New Zealand’s wetlands at risk
Archived content: This media release was accurate on the date of publication.
IntroductionA new report shows New Zealand is continuing to lose its precious wetlands and Conservation Minister Eugenie Sage says it will take years to turn the trend around.
Date: 02 February 2018 Source: Office of the Minister of Conservation
The Minister released the eighth national report under the Ramsar Convention on Wetlands of International Importance to mark World Wetlands Day today.

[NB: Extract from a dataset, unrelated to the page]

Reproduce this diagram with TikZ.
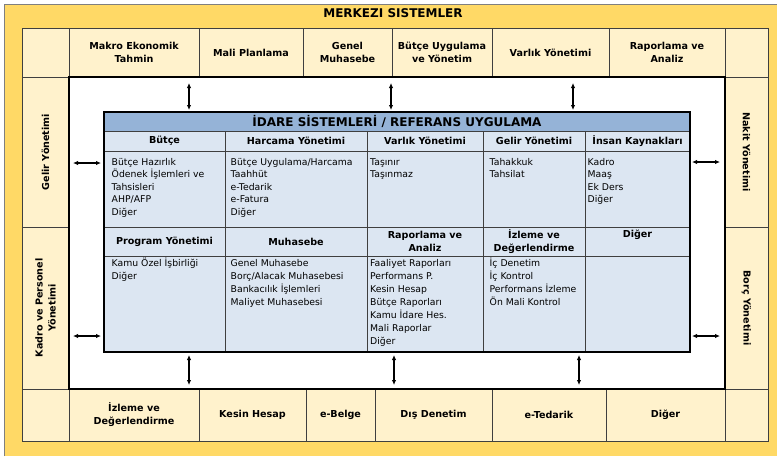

“It will take a concerted and serious effort and years to change this trend. Our wetlands are the land’s kidneys capturing sediments and nutrients and slowly releasing water in drought prone areas. They are home to precious wildlife and plants and are wonderful places for people to experience nature,” Ms Sage said.
“In New Zealand, we have lost 90% of our natural wetlands. Large areas of Canterbury, Manawatu, Waikato and the Bay of Plenty historically had extensive freshwater wetlands. In Southland more than 1000 ha of wetland has been lost since 2007.”.
“We must protect the last 10%.”
Wetlands support a diverse range of ecosystems and species, including Kahikatea swamp forest, mangroves, migratory shorebirds, tuna/eel and whitebait, coastal lagoons, alpine tarns.
Rare and threatened species that rely on New Zealand’s remaining wetlands include the Australasian Bittern/matuku, Canterbury mudfish (our most threatened mudfish species) and Corybas carsei (Swamp helmet orchid) – which now has only one population remaining, at the Whangamarino Wetlands near Te Kauwhata in northern Waikato.
“There are instances of great wetlands management and restoration activities carried out by the Department of Conservation, local authorities, community and non-governmental groups, iwi, Fish & Game, private landowners, and commercial partners.
“But we need to do much more. I want to see more Ramsar sites, and DOC is investigating options. There needs to be more replanting of wetlands and better use of the Resource Management Act to ensure they are considered when intensive developments and agricultural expansions are being considered.
“These unique areas are too important for New Zealand’s native wildlife and plants to lose. The Government will do more and continue to support for communities working hard to achieve long-term wetland conservation,” says Ms Sage.
See New Zealand's eighth national report under the Ramsar Convention.
World Wetlands Day occurs on 2 February. It celebrates the establishment of the Ramsar Convention on Wetlands, an international environmental agreement to recognise wetlands of international importance (Ramsar sites) and encourage the wise management of all wetlands.
The Ramsar Convention which was established in 1971 includes 169 countries. In total there are 2,293 Ramsar sites.
The NZ Government became a signatory to the Convention in 1976, and currently has six Ramsar sites, these are:
- Firth of Thames
- Whangamarino wetland
- Manawatu estuary
- Farewell Spit
DOC has freshwater programmes such as Arawai Kakariki and Living Water funding wetland management at its Ramsar sites and is currently investigating the potential for future Ramsar wetlands.
*A report published by Environment Southland (2016) confirmed that over 1200 ha of wetlands were lost between 2007 and 2015 in southland, equivalent to a 10% loss in the Southland study area since 2007. The National Report also reports several key findings on the condition of fresh water and coastal habitats and ecosystems in New Zealand as set out in the Our fresh water 2017 and Our marine environment 2016 reports (released under the New Zealand Environmental Reporting Act 2015).